The real crux of the build, besides which shifters to go with, is just how compact of a chainset I want. Alex Wetmore has a great page talking about the pros and cons of 110 vs 94 BCD cranksets and how compact doubles, especially when you go with something like 46/32 or a 44/31, can actually give you more reasonable chain crossover. When I was looking at gearing tables for 2 x 9 mountain bikes, I pretty much came to the same conclusion. It seems most 2 x 9 mountain drive trains run something like 44 x 29 up front and an 11-34 in the back. Some racers will bump that front chainring to a 46 I guess (or down to a 42) depending on the speed of the course. A 44 x 11 gear gives 104 inches development and a 29 x 34 gives 22 inches (on 26 x 2.1″ tires w/ 175mm cranks). I mean that’s a pretty good spread for off road I’d think.

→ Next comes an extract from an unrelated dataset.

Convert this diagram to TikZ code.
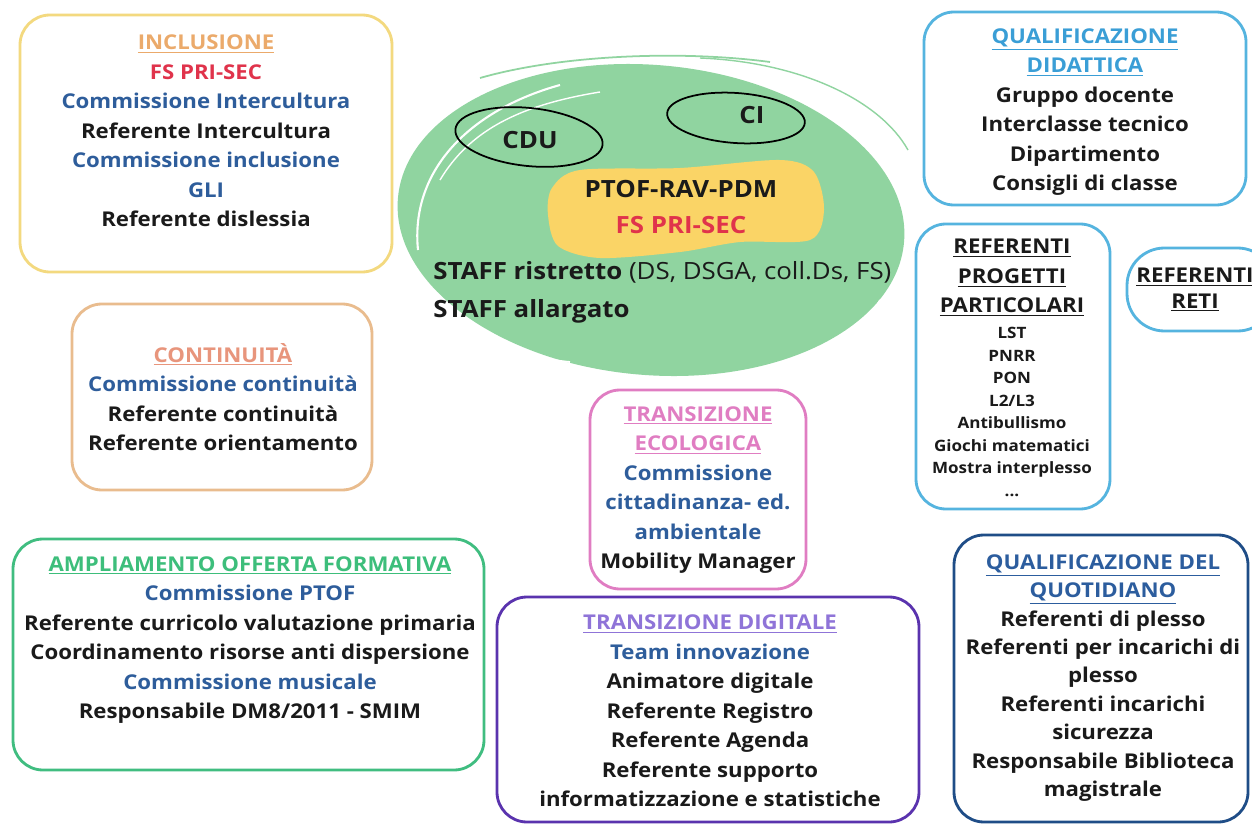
\documentclass[tikz,border=0pt]{standalone}
\usepackage{fontspec}
\setmainfont{Open Sans}[FakeStretch=1.09]
\usepackage{xcolor}
\usetikzlibrary{positioning}

\definecolor{ink}{HTML}{1A1A1A}
\definecolor{commBlue}{HTML}{2E5D9B}
\definecolor{fsRed}{HTML}{E0334B}
\definecolor{inclBorder}{HTML}{F3D97F}
\definecolor{inclTitle}{HTML}{EBAA6B}
\definecolor{contBorder}{HTML}{E9BC8E}
\definecolor{contTitle}{HTML}{E8957C}
\definecolor{qualBorder}{HTML}{55B4DF}
\definecolor{qualTitle}{HTML}{3A9ED6}
\definecolor{ecoPink}{HTML}{E07DC2}
\definecolor{aofBorder}{HTML}{40BD80}
\definecolor{aofTitle}{HTML}{3DBE7B}
\definecolor{digBorder}{HTML}{5A33AE}
\definecolor{digTitle}{HTML}{8F74D8}
\definecolor{quotBlue}{HTML}{1F4D87}
\definecolor{quotTitle}{HTML}{2C5D9E}
\definecolor{staffGreen}{HTML}{90D4A0}
\definecolor{ptofYellow}{HTML}{FAD466}

\newcommand{\ttl}[2]{\textcolor{#1}{\underline{#2}}}
\newcommand{\comm}[1]{\textcolor{commBlue}{#1}}

\tikzset{
    box/.style={line width=1.6pt, rounded corners=0.6cm},
    txt/.style={align=center, inner sep=0pt, text=ink,
        font=\bfseries\fontsize{11.6}{16.8}\selectfont},
    smalltxt/.style={align=center, inner sep=0pt, text=ink,
        font=\bfseries\fontsize{8.9}{12.8}\selectfont},
    bigtxt/.style={inner sep=0pt, text=ink,
        font=\bfseries\fontsize{13.5}{21}\selectfont}
}

\begin{document}
\begin{tikzpicture}[x=0.02cm, y=-0.02cm]
                \useasboundingbox[fill=white] (0,0) rectangle (1252,825);

                % staff
                \fill[
                    staffGreen,
                    rotate around={-5:(651,220)}
                ] (651,220) ellipse [x radius=254, y radius=155];
                \draw[white, line width=1.2pt] (418,250) .. controls (410,170) and (470,110) .. (560,85);
                \draw[white, line width=0.8pt] (440,180) .. controls (470,130) and (520,105) .. (600,92);
                \draw[white, line width=1pt] (425,280) .. controls (450,330) and (500,355) .. (570,362);
                \draw[white, line width=0.8pt] (790,95) .. controls (840,110) and (880,140) .. (895,175);
                \draw[white, line width=1pt] (880,300) .. controls (870,320) and (855,335) .. (835,345);
                \draw[staffGreen, line width=1pt] (480,78) .. controls (560,55) and (680,50) .. (770,62);
                \draw[staffGreen, line width=0.8pt] (700,58) .. controls (800,62) and (880,100) .. (908,150);

                \fill[ptofYellow] plot[smooth cycle] coordinates {
                    (552,188) (580,170) (680,168) (780,160) (814,172) (824,210)
                    (810,240) (740,242) (680,252) (600,258) (558,246) (548,215)};

                \draw[
                    line width=1pt,
                    rotate around={-6:(529,137)}
                ] (529,137) ellipse [x radius=74, y radius=29];
                \draw[
                    line width=1pt,
                    rotate around={-4:(736,118)}
                ] (736,118) ellipse [x radius=69, y radius=25];

                \node[bigtxt] (cdu) at (530,140) {CDU};
                \node[bigtxt] (ci) at (752,115) {CI};
                \node[bigtxt, align=center] (ptof) at (681,207) {PTOF-RAV-PDM\\\textcolor{fsRed}{FS PRI-SEC}};
                \node[bigtxt, align=left, anchor=west,
                    font=\bfseries\fontsize{13.5}{21.5}\selectfont] (staff) at (433,292)
                    {STAFF ristretto \mdseries(DS, DSGA, coll.Ds, FS)\\STAFF allargato};

                % inclusione
                \draw[box, draw=inclBorder] (20,15) rectangle (392,272);
                \node[txt] (incl) at (206,131) {\ttl{inclTitle}{INCLUSIONE}\\
                    \textcolor{fsRed}{FS PRI-SEC}\\
                    \comm{Commissione Intercultura}\\
                    Referente Intercultura\\
                    \comm{Commissione inclusione}\\
                    \comm{GLI}\\
                    Referente dislessia};

                % continuita
                \draw[box, draw=contBorder] (72,304) rectangle (372,490);
                \node[txt] (cont) at (223,397) {\ttl{contTitle}{CONTINUITÀ}\\
                    \comm{Commissione continuità}\\
                    Referente continuità\\
                    Referente orientamento};

                % ampliamento offerta formativa
                \draw[box, draw=aofBorder] (13,539) rectangle (484,770);
                \node[txt] (aof) at (250,640) {\ttl{aofTitle}{AMPLIAMENTO OFFERTA FORMATIVA}\\
                    \comm{Commissione PTOF}\\
                    Referente curricolo valutazione primaria\\
                    Coordinamento risorse anti dispersione\\
                    \comm{Commissione musicale}\\
                    Responsabile DM8/2011 - SMIM};

                % transizione ecologica
                \draw[box, draw=ecoPink] (590,390) rectangle (806,589);
                \node[txt] (eco) at (698,490) {\ttl{ecoPink}{TRANSIZIONE}\\
                    \ttl{ecoPink}{ECOLOGICA}\\
                    \comm{Commissione}\\
                    \comm{cittadinanza- ed.}\\
                    \comm{ambientale}\\
                    Mobility Manager};

                % transizione digitale
                \draw[box, draw=digBorder] (497,597) rectangle (919,822);
                \node[txt] (dig) at (710,711) {\ttl{digTitle}{TRANSIZIONE DIGITALE}\\
                    \comm{Team innovazione}\\
                    Animatore digitale\\
                    Referente Registro\\
                    Referente Agenda\\
                    Referente supporto\\
                    informatizzazione e statistiche};

                % qualificazione didattica
                \draw[box, draw=qualBorder] (924,12) rectangle (1246,205);
                \node[txt] (qdid) at (1085,112) {\ttl{qualTitle}{QUALIFICAZIONE}\\
                    \ttl{qualTitle}{DIDATTICA}\\
                    Gruppo docente\\
                    Interclasse tecnico\\
                    Dipartimento\\
                    Consigli di classe};

                % referenti progetti particolari
                \draw[box, draw=qualBorder] (916,224) rectangle (1110,509);
                \node[txt] (rppTitle) at (1012,278) {\ttl{ink}{REFERENTI}\\
                    \ttl{ink}{PROGETTI}\\
                    \ttl{ink}{PARTICOLARI}};
                \node[smalltxt] (rppList) at (1012,412) {LST\\PNRR\\PON\\L2/L3\\
                    Antibullismo\\Giochi matematici\\Mostra interplesso\\...};

                % referenti reti
                \draw[box, draw=qualBorder, rounded corners=0.75cm] (1127,248) rectangle (1275,331);
                \node[txt, font=\bfseries\fontsize{11.6}{14.5}\selectfont] (reti) at (1195,290)
                    {\ttl{ink}{REFERENTI}\\\ttl{ink}{RETI}};

                % qualificazione del quotidiano
                \draw[box, draw=quotBlue] (954,535) rectangle (1248,822);
                \node[txt, font=\bfseries\fontsize{11.6}{16.2}\selectfont] (quot) at (1103,678)
                    {\ttl{quotTitle}{QUALIFICAZIONE DEL}\\
                    \ttl{quotTitle}{QUOTIDIANO}\\
                    Referenti di plesso\\
                    Referenti per incarichi di\\
                    plesso\\
                    Referenti incarichi\\
                    sicurezza\\
                    Responsabile Biblioteca\\
                    magistrale};

\end{tikzpicture}
\end{document}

SO, I’m leaning towards using the more common 110 BCD crankset with a 46/34 up front, unless I happen to win a set of sweet 8 year old Race Face square taper Turbine cranks in a 94 BCD double configuration (or vintage Ritchey Logics) I would say that the advantage of something like a 44/31 setup using an 11-28 cogset gives almost the same range. On my Jake the Snake when we rode across the US I ran a 50/40/30 triple with a 12-32 8 speed cassette in the back and Rivendell “Silver” friction barend shifters. That worked fine. I didn’t find myself fully loaded in 1st gear very often. I’d say I spent most of my time on that trip in the middle 40 tooth ring switching between 24 to 12 on the back (45-90″ development). And as I recall, the real problem was when I shifted up to the 50 tooth ring I really only got two more gears using 50×14 and 50×12 (96″ and 112″ respectively). We generally didn’t go over 18 mph, and as I recall there were only a couple of days when I remember us using having a tailwind and actually using those big rings.
And when Hanka and Katie battled it out for 1st at Pijnacker this past weekend? Well sadly the Rainbow Colors didn’t win it on SRAM Double Tap technology, but it was a good battle nonetheless.